Streams having the same depth or level (hereinafter “degree relative” streams) within a priority tree may be considered to be related by degree. Degree relative streams do not necessarily share the same parent, but they are separated from the root node by the same degree. Additionally, the parents of degree relative streams are themselves degree relative streams. When allocating resources to nodes in the tree (e.g., when a buffer is created and needs to be allocated), the resources may be initially allocated to streams in a current set of degree relative streams. The current set of degree relative streams typically includes all degree relative streams in the first level of the priority tree having available nodes.
According to the HTTP/2 RFC, when a blocked stream is encountered, the resources allocated to the blocked stream should be reallocated and split among its children according to their relative weights. Additionally, the RFC suggests keeping track of genealogy among nodes in the tree at all times during streaming. This may increase computing resource usage and/or slow down streaming.
FIG. 1 is an example priority tree 100 utilized to demonstrate the relationships between degree relative streams. The example priority tree 100 includes a root node 110, two immediate children nodes 120 and 130, and three indirectly dependent nodes 140, 150, and 160. The nodes 120 and 130 are first degree relative streams, i.e., they are related in that each is immediately dependent on the root node 110. The nodes 140, 150, and 160 are second degree relative streams, i.e., they are related in that each is indirectly dependent on the root node 110 through one parent.

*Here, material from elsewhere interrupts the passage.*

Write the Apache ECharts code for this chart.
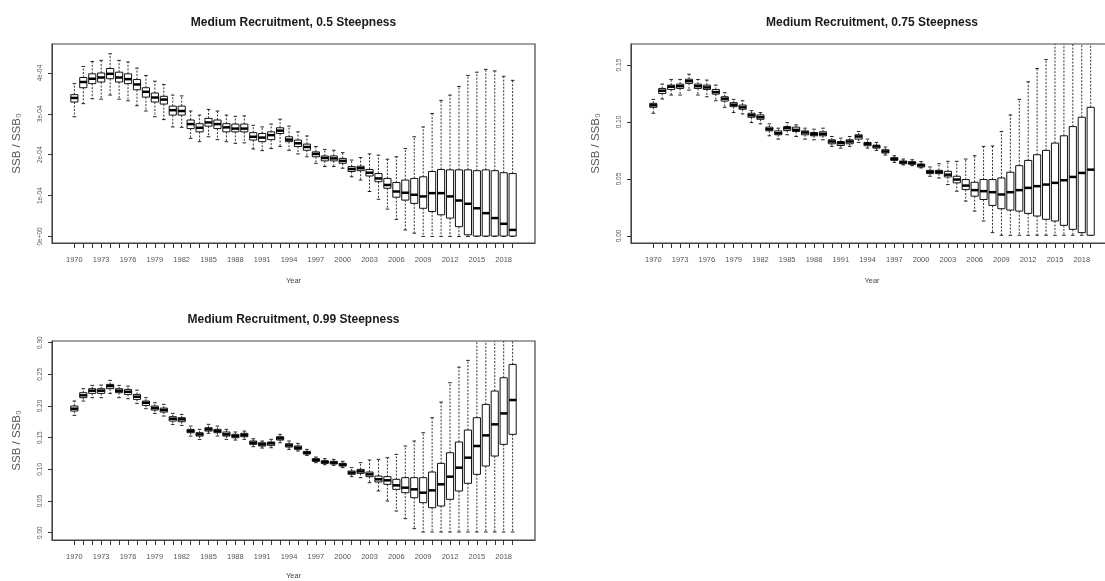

The weight initially assigned to each stream (e.g., via a HEADERS or PRIORITY frame as defined in the HTTP/2 RFC) is a relative weight indicating the amount of resources to be assigned to the stream relative to other streams. For example, in the tree 100, if nodes 120 and 130 have relative weights 16 and 32, respectively, then node 120 will carry 16/(16+32)=⅓ of the resources and node 130 will carry 32/(16+32)=⅔ of the resources.
The HTTP/2 RFC does not define a scheme for prioritization management that can dynamically and easily adapt to changing real world circumstances. For example, the HTTP/2 RFC does not define how the prioritization management should adapt the priorities when nodes of the tree are blocked, closed, missing a parent, or otherwise unavailable. The lack of an easy-to-adapt priority mechanism when transferring data using HTTP/2 may result in requiring feature data from backend servers, thereby slowing down resource retrieval and rendering of content (e.g. webpages) on web browsers.
It would therefore be advantageous to provide a solution that would overcome the deficiencies of the prior art.